The former chef, who took over the role from television cook Prue Leith, said to the Independent: "I would like headteachers to have a policy of no one being offsite during lunchtime. Schools that have done this have found improvements in behaviour in the afternoon."
He added that schools unwilling to detain children at lunchtime should at least demand that local fast-food outlets provide healthier fare.
"If you're going to let them off site, at least negotiate with the local chippie not to put salt cellars out for them," he said. "That tiny thing can make a difference. There's enough salt in the fish and chips anyway."
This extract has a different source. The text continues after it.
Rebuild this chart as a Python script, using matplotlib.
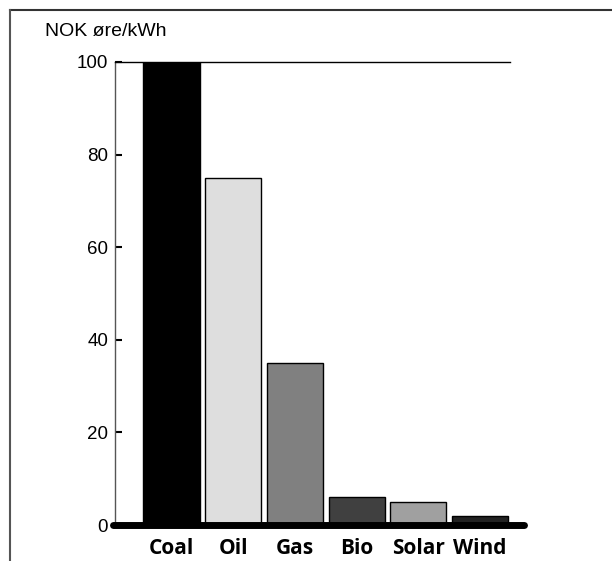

Rees said he thought that parents would back the ban because children who have a good, nutritional meal at lunchtime might not need a very big meal in the evening.
The SFT chair urged schools to buy in local produce rather than pre-packaged food and said that pupils should be treated as customers, adding that they should be enticed with better meals. "After all, in secondary schools, if they are allowed out at lunchtime, they can take their money elsewhere," he added.
However, Rees' proposal has been met with resistance. Chris Davies, former chairman of the National Primary Headteachers' Association, said: "Most headteachers are already in favour of improving pupils' nutrition and diet but shutting the school gates in order to achieve that is a step too far," he said.
"Preventing pupils from leaving the premises is a less imaginative strategy. It is difficult to enforce, puts further pressure on staff and it is likely to lead to disgruntled parents and children complaining about their civil rights."
He suggested that reducing the length lunchtime and there fore allowing pupils less time to be offsite might be a more appropriate strategy.